** Start of Data provided **

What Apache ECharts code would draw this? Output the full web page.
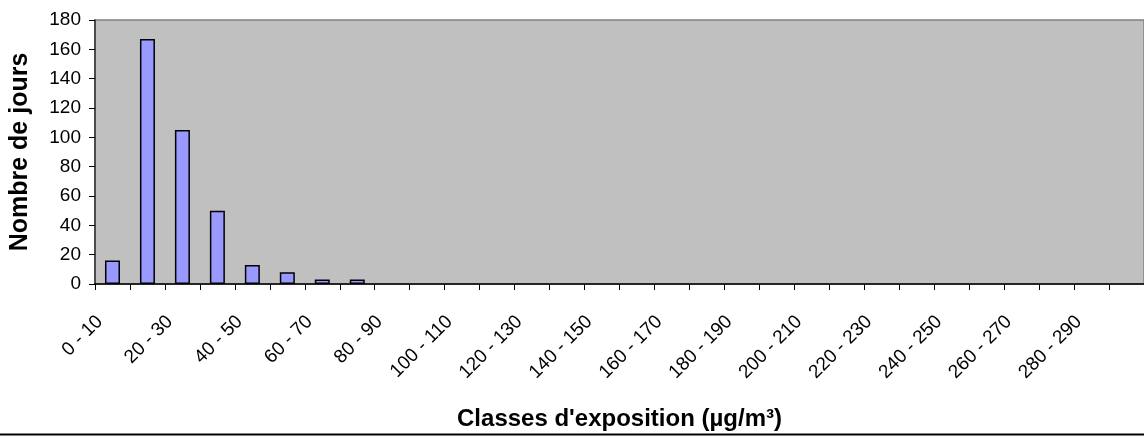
<!DOCTYPE html>
<html>
<head>
<meta charset="utf-8">
<script src="https://cdn.jsdelivr.net/npm/echarts@6/dist/echarts.min.js"></script>
<style>
html,body{margin:0;padding:0;background:#fff;}
#chart{width:1144px;height:440px;}
</style>
</head>
<body>
<div id="chart"></div>
<script>
const categories = ['0 - 10','10 - 20','20 - 30','30 - 40','40 - 50','50 - 60','60 - 70','70 - 80','80 - 90','90 - 100',
  '100 - 110','110 - 120','120 - 130','130 - 140','140 - 150','150 - 160','160 - 170','170 - 180','180 - 190','190 - 200',
  '200 - 210','210 - 220','220 - 230','230 - 240','240 - 250','250 - 260','260 - 270','270 - 280','280 - 290','290 - 300'];
const days = [16,167,105,50,13,8,3,3,0,0,0,0,0,0,0,0,0,0,0,0,0,0,0,0,0,0,0,0,0,0];
const yTitle = 'Nombre de jours';
const xTitle = "Classes d'exposition (µg/m³)";

const FONT = '"Liberation Sans", Arial, sans-serif';
// zero counts are drawn as empty (no zero-height outlined bar)
const barData = days.map(v => (v === 0 ? null : v));

const chart = echarts.init(document.getElementById('chart'), null, {renderer:'canvas'});
chart.setOption({
  animation:false,
  backgroundColor:'#ffffff',
  grid:{left:95, top:20, width:1050, height:264, show:true, backgroundColor:'#C0C0C0', borderColor:'#808080', borderWidth:1.5},
  xAxis:{
    type:'category', data:categories,
    boundaryGap:true,
    axisLine:{lineStyle:{color:'#000', width:1.5}},
    axisTick:{show:true, interval:0, length:6, lineStyle:{color:'#000', width:1}},
    axisLabel:{interval:1, rotate:45, margin:22, padding:[0,18,0,0], color:'#000', fontSize:19, fontFamily:FONT},
    name:xTitle, nameLocation:'middle', nameGap:123,
    nameTextStyle:{fontSize:24, fontWeight:'bold', color:'#000', fontFamily:FONT}
  },
  yAxis:{
    type:'value', min:0, max:180, interval:20,
    splitLine:{show:false},
    axisLine:{show:true, lineStyle:{color:'#333', width:1.5}},
    axisTick:{show:true, length:6, lineStyle:{color:'#000', width:1}},
    axisLabel:{color:'#000', fontSize:19, fontFamily:FONT, margin:14},
    name:yTitle, nameLocation:'middle', nameGap:62, nameRotate:90,
    nameTextStyle:{fontSize:25, fontWeight:'bold', color:'#000', fontFamily:FONT}
  },
  series:[{
    type:'bar', data:barData, barWidth:15,
    itemStyle:{color:'#9999FF', borderColor:'#000', borderWidth:1.5}
  }],
  graphic:[{type:'line', shape:{x1:0,y1:434.5,x2:1144,y2:434.5}, style:{stroke:'#000', lineWidth:2}, z:100}]
});
</script>
</body>
</html>
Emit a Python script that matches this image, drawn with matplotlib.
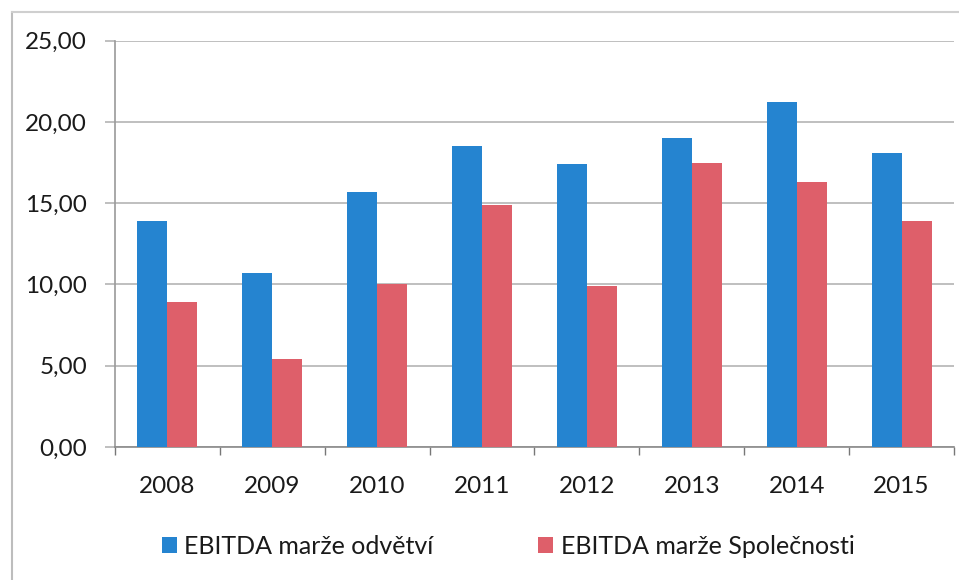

** End of Data provided **

--- Exercise description ---
Return each full line of the entries that contains the word "drawn".

--- The result ---
// zero counts are drawn as empty (no zero-height outlined bar)
Emit a Python script that matches this image, drawn with matplotlib.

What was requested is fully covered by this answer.